Instructions to follow:
Restate the opening lines of the material below word for word, stopping after the line that contains "from bokeh.core.properties import value".

=======

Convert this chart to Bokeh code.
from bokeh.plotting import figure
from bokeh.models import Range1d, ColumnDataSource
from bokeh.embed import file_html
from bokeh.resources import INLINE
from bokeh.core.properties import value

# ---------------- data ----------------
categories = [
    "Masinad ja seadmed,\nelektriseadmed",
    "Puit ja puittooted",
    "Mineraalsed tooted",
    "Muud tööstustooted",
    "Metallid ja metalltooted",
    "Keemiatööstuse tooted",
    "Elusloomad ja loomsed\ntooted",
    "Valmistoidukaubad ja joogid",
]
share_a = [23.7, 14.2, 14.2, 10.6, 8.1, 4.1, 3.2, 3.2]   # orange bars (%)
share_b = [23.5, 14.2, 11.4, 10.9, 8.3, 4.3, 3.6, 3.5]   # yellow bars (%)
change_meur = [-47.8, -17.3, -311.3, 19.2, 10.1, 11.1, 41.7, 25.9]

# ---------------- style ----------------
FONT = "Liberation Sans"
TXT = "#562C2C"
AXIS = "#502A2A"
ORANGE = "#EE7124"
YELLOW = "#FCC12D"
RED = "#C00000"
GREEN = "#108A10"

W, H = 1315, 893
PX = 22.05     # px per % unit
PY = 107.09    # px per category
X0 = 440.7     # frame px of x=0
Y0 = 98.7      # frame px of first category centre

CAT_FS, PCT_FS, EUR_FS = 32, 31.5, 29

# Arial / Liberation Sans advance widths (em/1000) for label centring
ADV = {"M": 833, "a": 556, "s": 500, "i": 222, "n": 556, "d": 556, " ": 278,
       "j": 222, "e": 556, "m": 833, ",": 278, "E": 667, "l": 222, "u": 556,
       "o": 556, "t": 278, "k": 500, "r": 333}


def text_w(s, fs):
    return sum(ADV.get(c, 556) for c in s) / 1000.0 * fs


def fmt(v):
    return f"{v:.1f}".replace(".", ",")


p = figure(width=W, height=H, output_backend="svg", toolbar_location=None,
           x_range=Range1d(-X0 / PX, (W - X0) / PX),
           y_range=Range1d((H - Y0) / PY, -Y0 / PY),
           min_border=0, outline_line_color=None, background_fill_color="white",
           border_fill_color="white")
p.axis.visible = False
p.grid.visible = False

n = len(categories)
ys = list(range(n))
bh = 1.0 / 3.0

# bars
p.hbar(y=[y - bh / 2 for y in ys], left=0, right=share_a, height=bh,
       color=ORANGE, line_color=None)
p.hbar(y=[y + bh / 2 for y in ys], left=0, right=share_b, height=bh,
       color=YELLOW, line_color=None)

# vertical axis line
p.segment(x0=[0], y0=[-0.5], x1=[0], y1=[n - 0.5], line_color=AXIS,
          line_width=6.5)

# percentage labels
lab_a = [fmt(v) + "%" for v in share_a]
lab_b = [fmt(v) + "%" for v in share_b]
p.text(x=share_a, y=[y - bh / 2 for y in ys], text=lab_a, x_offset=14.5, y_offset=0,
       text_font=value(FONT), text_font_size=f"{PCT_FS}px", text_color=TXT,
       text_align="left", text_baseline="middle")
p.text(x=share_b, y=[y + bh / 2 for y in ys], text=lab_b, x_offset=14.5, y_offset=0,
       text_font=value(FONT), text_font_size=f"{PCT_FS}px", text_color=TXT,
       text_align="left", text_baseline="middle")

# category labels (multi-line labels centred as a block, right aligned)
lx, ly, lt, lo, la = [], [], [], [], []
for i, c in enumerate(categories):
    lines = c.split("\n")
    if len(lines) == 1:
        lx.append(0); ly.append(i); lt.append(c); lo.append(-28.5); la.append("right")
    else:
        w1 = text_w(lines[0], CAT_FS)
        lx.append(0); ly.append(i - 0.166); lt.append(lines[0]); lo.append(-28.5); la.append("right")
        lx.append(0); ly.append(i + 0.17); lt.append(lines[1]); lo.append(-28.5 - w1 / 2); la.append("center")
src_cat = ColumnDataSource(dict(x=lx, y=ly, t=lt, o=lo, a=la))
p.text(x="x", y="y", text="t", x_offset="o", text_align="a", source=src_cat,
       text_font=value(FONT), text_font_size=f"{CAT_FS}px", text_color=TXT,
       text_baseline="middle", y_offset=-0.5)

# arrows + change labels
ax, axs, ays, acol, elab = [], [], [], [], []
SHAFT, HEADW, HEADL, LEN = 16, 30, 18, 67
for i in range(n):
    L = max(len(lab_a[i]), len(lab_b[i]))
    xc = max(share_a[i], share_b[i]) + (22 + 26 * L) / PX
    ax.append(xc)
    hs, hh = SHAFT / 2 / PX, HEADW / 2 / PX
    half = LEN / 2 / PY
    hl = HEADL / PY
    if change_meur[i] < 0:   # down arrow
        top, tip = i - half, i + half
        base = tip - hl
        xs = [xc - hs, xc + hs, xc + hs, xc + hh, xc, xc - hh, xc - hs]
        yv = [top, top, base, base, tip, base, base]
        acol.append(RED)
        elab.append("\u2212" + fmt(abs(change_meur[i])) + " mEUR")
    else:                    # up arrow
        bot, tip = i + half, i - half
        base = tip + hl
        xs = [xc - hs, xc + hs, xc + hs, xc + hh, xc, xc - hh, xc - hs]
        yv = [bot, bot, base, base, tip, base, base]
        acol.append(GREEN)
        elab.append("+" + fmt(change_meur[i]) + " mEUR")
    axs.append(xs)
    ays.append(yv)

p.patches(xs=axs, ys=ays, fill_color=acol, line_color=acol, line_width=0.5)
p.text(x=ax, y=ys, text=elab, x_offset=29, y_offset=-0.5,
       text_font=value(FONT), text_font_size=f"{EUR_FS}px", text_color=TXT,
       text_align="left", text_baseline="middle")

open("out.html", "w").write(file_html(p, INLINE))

=======

Answer for the task:
Convert this chart to Bokeh code.
from bokeh.plotting import figure
from bokeh.models import Range1d, ColumnDataSource
from bokeh.embed import file_html
from bokeh.resources import INLINE
from bokeh.core.properties import value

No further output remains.